On Sunday, 2 March 2014 at 18:59:23 UTC, Steve Teale wrote:
On Sunday, 2 March 2014 at 15:23:03 UTC, H. S. Teoh wrote:
This is a pretty good primer to templates:

        https://semitwist.com/articles/article/view/template-primer-in-d



The trouble is with most of these tutorials that they offer examples that are things you would probably never want to do. I can already add an int to an int, or a double to a double, or an int to a double.

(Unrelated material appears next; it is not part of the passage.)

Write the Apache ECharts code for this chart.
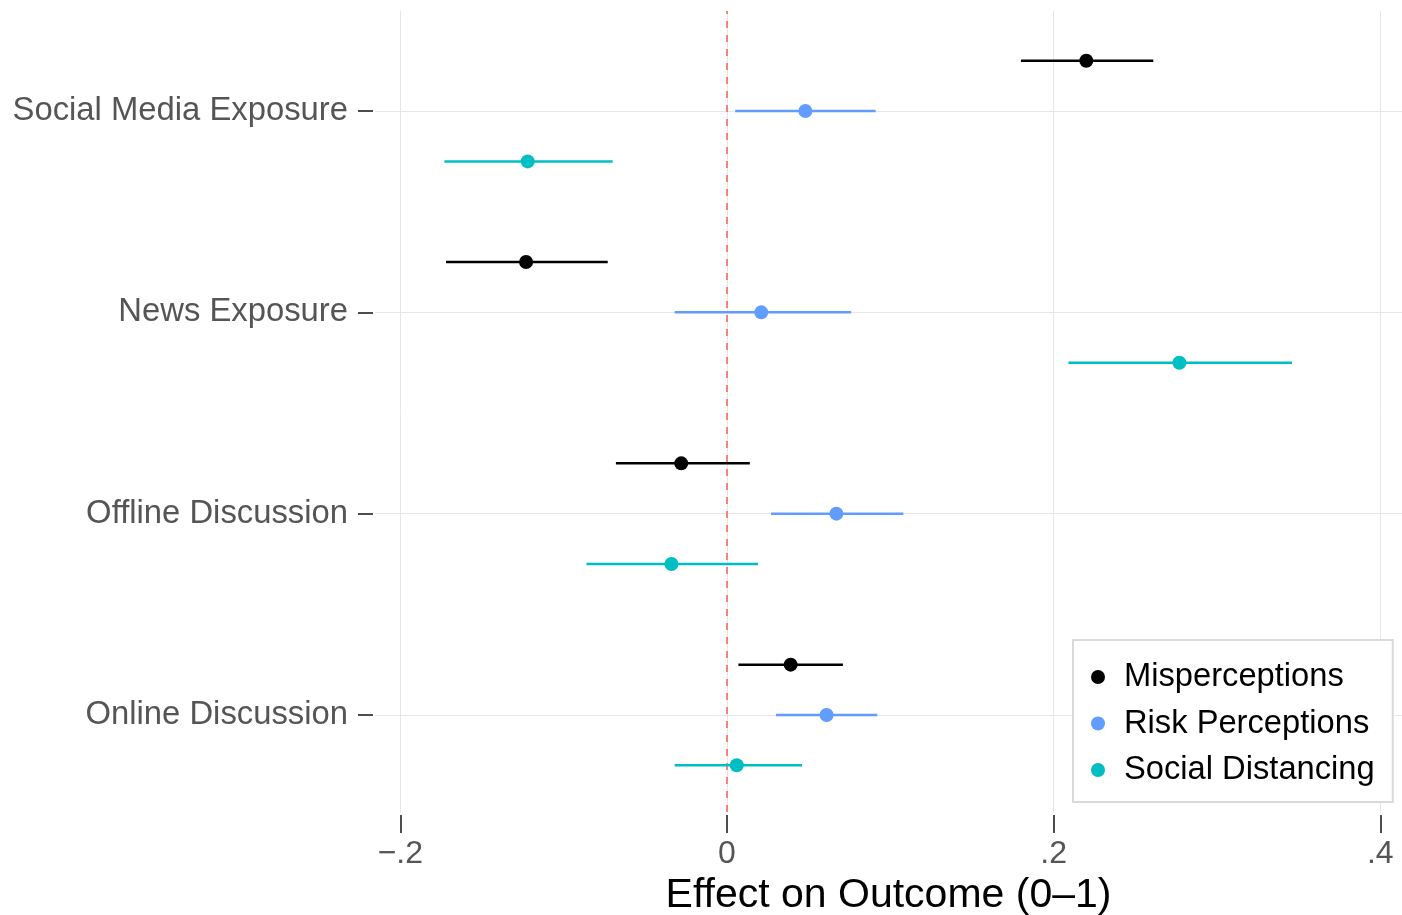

Perhaps the examples should pick on something like vector operations, but then who would be doing those with int, or some class? It would be doubles or pairs of, as in struct Coord.




import std.stdio;
import std.algorithm;

void add(T,size_t N)(ref T[N] result, const T[N] a, const T[N] b)
{
  result[0] = a[0]+b[0];
  static if (N > 1)
    result[1]=a[1]+b[1];
}

void main()
{
        int [2] a = [1,2];
        int [2] b= [3,4];
        int [2] result;

        result.add(a,b);
        writeln(result);

        result[] = a[] + b[];
        writeln(result);
}



I believe readers would study documentation and examples much more carefully if they were things they might realistically want to do. And that won't be type conversion - std.conv already does a pretty good job on that. So what?

We could really do with a place where template savvy open source contributors could publish interesting examples of template use.

Otherwise, Joe Soap, like me, can spend a great deal of time and effort in:

a) Determining when the use of a template might be advantageous,
b) Hacking at test programs to determine what the documentation means, and what works, and what doesn't. c) After that, deciding whether it would be just as effective to use two or three separate methods.

Steve


Steve

Are there any disadvantages of using a fixed size array for fixed size coordinates and vectors, over creating an actual typedef or struct Vec3?